Pero no, los sucesos de Túnez y Argelia son poco gloriosos, como lo es en general la situación en el Magreb. Y, por supuesto, no hay paz. Y si la hay es a costa de severas restricciones democráticas, que eternizan en el poder a castas dirigentes cuyos objetivos parecen más orientados a un enriquecimiento sin límite que a una cooperación regional que aumente la prosperidad de las poblaciones mediterráneas, lo que encaja mal con esas espléndidas proclamas que concluyen los foros internacionales.

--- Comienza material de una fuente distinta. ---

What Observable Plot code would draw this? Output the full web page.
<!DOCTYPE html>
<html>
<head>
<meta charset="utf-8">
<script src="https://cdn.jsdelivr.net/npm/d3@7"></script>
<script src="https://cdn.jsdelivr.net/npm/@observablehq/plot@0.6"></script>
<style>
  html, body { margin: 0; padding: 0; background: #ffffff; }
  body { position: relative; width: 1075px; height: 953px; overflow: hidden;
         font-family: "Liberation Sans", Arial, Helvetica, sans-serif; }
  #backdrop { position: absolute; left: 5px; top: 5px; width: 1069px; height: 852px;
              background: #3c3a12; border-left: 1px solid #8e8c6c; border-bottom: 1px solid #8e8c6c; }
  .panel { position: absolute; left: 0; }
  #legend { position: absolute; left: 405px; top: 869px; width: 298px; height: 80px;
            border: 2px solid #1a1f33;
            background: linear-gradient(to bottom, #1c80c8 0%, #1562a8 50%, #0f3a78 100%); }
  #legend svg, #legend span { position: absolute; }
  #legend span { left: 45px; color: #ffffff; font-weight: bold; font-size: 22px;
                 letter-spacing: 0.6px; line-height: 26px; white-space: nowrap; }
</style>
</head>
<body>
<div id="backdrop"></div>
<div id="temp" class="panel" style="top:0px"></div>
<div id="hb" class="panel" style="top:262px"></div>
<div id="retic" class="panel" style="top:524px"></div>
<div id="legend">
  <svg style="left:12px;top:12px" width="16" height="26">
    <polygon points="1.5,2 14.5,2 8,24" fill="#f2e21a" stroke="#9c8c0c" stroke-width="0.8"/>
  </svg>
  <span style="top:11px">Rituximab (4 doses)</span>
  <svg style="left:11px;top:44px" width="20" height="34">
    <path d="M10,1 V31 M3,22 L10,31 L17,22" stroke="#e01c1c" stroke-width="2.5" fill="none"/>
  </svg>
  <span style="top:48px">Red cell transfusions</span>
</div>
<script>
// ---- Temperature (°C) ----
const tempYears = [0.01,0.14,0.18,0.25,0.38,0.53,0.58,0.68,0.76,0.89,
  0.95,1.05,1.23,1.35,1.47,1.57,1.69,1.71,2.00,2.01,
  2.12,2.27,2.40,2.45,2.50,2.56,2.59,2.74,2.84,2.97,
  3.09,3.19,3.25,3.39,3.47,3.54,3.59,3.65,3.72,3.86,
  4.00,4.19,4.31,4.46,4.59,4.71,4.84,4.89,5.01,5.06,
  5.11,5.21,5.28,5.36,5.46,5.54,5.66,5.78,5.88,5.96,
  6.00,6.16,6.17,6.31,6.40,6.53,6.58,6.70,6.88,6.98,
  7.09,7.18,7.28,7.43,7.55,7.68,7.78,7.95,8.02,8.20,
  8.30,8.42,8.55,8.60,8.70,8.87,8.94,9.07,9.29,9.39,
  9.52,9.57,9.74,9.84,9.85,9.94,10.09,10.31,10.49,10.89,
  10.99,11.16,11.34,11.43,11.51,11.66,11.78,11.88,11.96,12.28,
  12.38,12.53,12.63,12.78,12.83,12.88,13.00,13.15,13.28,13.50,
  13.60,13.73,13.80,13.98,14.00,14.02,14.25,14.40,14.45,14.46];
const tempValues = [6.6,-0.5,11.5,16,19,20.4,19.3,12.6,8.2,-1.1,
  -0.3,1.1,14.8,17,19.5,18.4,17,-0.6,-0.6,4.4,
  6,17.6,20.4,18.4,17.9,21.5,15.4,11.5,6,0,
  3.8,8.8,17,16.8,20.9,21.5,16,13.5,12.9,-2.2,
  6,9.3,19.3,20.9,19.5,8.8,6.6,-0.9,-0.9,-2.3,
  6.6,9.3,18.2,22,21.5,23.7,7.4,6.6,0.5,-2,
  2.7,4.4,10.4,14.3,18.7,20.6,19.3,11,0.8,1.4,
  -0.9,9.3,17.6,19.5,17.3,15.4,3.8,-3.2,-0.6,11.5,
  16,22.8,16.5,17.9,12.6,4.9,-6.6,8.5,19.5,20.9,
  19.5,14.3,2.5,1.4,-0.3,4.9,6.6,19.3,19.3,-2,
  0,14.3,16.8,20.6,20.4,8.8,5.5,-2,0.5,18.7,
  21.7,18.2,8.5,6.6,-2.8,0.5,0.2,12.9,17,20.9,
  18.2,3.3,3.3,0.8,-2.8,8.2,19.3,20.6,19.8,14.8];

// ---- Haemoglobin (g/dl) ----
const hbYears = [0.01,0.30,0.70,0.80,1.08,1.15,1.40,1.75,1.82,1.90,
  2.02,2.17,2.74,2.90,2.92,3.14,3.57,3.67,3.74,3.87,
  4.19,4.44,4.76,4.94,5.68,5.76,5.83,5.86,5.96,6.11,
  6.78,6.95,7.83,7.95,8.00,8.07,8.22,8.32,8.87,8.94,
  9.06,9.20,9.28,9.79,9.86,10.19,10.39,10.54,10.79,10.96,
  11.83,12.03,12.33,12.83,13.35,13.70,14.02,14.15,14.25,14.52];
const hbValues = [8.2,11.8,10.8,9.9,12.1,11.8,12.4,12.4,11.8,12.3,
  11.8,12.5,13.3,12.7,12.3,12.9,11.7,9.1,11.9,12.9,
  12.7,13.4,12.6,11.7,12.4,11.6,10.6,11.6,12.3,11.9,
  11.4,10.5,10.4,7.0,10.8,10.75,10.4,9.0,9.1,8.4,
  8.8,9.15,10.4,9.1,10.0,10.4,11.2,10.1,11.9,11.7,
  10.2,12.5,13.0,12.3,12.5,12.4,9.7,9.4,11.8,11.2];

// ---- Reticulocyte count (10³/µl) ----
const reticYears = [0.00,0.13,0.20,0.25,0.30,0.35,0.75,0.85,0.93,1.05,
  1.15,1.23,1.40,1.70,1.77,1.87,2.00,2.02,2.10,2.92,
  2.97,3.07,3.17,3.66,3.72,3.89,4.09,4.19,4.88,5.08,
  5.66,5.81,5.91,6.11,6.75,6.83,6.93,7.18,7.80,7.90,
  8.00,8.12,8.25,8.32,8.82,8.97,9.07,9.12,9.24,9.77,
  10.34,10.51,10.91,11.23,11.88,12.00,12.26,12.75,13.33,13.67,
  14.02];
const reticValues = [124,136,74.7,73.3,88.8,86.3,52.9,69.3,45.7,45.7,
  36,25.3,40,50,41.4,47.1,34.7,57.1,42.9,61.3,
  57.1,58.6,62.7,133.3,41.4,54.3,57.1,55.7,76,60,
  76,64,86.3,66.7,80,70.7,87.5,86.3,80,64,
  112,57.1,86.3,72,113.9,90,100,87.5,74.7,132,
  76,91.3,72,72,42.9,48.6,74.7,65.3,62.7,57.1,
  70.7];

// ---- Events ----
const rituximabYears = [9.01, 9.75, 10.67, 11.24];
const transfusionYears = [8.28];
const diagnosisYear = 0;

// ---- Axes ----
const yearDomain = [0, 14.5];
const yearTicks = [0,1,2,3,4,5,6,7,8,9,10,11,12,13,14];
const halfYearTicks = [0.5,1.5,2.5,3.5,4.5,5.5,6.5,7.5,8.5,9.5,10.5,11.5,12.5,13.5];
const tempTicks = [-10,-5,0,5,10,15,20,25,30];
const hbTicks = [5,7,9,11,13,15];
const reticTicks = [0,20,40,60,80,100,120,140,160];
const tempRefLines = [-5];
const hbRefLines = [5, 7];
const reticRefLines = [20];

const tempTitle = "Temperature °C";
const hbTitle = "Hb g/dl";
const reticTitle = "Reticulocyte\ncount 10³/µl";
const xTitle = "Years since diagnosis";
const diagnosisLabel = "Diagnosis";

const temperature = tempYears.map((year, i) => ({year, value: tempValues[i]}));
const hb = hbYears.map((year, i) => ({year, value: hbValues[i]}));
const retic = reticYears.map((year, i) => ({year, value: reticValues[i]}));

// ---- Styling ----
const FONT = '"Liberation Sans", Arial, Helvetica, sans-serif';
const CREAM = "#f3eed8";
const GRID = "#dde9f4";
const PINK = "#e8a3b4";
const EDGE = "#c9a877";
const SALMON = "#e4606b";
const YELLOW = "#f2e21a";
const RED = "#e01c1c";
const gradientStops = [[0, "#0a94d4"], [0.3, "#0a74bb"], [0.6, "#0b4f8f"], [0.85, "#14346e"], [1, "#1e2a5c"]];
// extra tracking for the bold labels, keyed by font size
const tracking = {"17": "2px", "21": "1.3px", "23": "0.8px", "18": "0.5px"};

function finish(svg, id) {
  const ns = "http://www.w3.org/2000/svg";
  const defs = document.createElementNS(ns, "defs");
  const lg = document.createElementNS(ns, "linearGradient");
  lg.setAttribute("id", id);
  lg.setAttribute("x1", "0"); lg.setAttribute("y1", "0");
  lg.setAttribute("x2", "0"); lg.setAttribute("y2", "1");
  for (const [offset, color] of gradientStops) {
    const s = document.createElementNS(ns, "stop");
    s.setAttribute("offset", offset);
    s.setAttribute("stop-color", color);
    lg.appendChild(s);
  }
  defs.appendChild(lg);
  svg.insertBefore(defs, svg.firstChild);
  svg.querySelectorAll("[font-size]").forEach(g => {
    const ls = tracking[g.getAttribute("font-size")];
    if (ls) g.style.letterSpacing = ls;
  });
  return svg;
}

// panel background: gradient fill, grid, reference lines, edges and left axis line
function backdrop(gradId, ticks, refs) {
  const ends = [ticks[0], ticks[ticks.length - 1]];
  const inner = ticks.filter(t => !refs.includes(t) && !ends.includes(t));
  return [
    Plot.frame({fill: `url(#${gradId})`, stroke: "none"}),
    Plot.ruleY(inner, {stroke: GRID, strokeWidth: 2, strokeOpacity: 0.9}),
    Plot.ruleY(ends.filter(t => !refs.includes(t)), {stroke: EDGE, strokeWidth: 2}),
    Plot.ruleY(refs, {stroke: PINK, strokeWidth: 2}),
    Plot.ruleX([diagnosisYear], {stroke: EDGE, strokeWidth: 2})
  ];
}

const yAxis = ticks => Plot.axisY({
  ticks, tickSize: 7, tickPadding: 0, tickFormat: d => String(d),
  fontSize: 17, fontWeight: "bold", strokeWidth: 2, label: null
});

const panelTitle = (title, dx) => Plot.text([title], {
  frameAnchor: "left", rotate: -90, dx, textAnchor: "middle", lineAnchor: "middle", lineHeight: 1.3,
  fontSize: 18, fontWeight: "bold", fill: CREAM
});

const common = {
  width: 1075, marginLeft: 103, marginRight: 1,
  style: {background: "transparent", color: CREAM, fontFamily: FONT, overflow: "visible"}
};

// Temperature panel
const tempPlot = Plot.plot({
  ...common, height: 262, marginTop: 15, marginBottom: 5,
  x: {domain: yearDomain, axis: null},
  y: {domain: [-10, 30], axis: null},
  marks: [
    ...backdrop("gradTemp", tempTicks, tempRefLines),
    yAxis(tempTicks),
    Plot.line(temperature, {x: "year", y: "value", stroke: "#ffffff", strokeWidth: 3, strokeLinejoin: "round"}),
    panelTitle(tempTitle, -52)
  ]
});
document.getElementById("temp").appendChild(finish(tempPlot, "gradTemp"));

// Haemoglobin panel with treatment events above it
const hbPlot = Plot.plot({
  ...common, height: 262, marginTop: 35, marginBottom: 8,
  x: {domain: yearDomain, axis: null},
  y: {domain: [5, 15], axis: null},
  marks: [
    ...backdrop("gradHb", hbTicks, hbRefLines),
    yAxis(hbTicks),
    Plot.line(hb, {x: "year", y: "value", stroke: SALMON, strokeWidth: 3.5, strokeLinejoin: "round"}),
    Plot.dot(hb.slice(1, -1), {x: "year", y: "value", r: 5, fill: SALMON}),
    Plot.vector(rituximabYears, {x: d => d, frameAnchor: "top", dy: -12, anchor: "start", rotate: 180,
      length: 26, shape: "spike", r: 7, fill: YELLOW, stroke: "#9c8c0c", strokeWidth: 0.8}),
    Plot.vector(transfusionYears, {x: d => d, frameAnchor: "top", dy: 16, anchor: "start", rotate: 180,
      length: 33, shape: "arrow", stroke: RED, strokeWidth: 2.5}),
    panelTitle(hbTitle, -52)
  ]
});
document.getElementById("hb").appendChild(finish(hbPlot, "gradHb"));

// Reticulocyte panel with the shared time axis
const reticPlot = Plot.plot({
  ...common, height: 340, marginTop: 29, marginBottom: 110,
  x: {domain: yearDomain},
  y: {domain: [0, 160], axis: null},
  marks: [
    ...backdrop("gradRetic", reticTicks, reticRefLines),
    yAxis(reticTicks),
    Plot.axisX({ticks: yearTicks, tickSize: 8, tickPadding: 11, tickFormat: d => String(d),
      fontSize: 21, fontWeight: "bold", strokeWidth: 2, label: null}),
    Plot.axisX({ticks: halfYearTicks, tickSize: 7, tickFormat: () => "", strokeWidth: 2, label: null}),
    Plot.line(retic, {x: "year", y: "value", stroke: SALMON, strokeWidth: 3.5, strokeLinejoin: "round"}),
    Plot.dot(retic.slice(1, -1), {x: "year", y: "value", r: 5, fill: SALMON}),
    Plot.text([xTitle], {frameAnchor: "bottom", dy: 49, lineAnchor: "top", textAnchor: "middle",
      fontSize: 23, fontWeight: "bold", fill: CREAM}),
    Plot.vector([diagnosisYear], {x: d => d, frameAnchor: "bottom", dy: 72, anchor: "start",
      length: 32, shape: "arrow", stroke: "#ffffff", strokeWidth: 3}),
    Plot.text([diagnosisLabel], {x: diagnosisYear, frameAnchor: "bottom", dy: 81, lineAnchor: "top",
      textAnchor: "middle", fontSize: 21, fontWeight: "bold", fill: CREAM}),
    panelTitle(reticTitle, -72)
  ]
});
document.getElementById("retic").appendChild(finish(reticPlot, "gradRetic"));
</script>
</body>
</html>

Dos años y un poco más desde que Barcelona brincara con júbilo por su designación como sede, Moratinos –uno de los artífices de la Unión por el Mediterráneo- ya no está en el gobierno, Hereu tiene otras cosas más apremiantes para su futuro de las que preocuparse, Montilla fue barrido electoralmente y Zapatero y Sarkozy, como la mayoría de sus colegas, viven más pendientes de cómo pagar la deuda y la inextricable evolución de los mercados financieros que de mejorar el mundo.
Pero Túnez y sus graves problemas estructurales siguen ahí. Como siguen ahí con los suyos, que son muy parecidos, Argelia, Marruecos, Egipto… Quien ya no sigue, pero no por voluntad propia, es Zine el Abidine Ben Alí, el presidente tunecino que ha tenido que salir por piernas del país y ser acogido en Arabia Saudí. Una parte de su fortuna estimada en varios miles de millones de euros tampoco está en Túnez. Seguramente podrá acceder a ella desde su nueva residencia, a donde pronto viajarán los familiares que viven actualmente en Francia, y que aunque exiliados disfrutarán del botín acumulado durante años por este antiguo policía y su actual mujer, Laila Trabelsi, ex vendedora ambulante y peluquera.
Mientras la Unión para el Mediterráneo buscaba un secretario, se adecuaba Pedralbes a su nueva funcionalidad y se esperaba con ilusión la cumbre que diera realce a esta nueva institución, en el 2009 el embajador americano Robert Godec veía así al socio europeo: «Túnez es un Estado policial con escasa libertad de expresión o asociación y con serios problemas de derechos humanos», como sabemos gracias a Wikileaks.
Y si bien los gobiernos pueden intentar ocultar los cables que se cruzan sus diplomáticos, mantener permanentemente ollas a presión es imposible como demuestra el levantamiento popular que está viviendo Túnez. Una situación que, de generalizarse en el Zagreb, tendría sin dudarlo graves consecuencias desestabilizadoras para Europa y, especialmente, España y Francia.
Pero los sucesos de Túnez son ante todo un síntoma, el fenómeno que revela la existencia de una enfermedad. En este caso, el abandono hace ya tiempo de la política. Los dirigentes políticos actuales se limitan en el mejor de los casos a gestionar como gerentes los países que gobiernan, puros gestores sin más largo plazo en sus portafolios que la próxima cita electoral. En consonancia, la política internacional, y también la interna, muestran una preocupante falta de dirección estratégica. Solo así puede entenderse el desconcierto que se observa.
La globalización económica carece por completo de una dirección política. Las multinacionales y los diferentes grupos económicos de presión la guían según sus legítimos intereses, pero sin instituciones que lideren y enmarquen la evolución mundial tampoco estarán seguros en el medio plazo. Promover el desarrollo económico en el Magreb está muy bien, así como elaborar políticas comunes de seguridad que frenen al integrismo islamista, pero no mover ni un dedo para que los socios avancen hacia la democracia es un grave error estratégico, porque sólo la democracia puede conducir hacia la estabilidad económica, como acabaremos viendo en China. La libertad es una aspiración irrenunciable en el ser humano.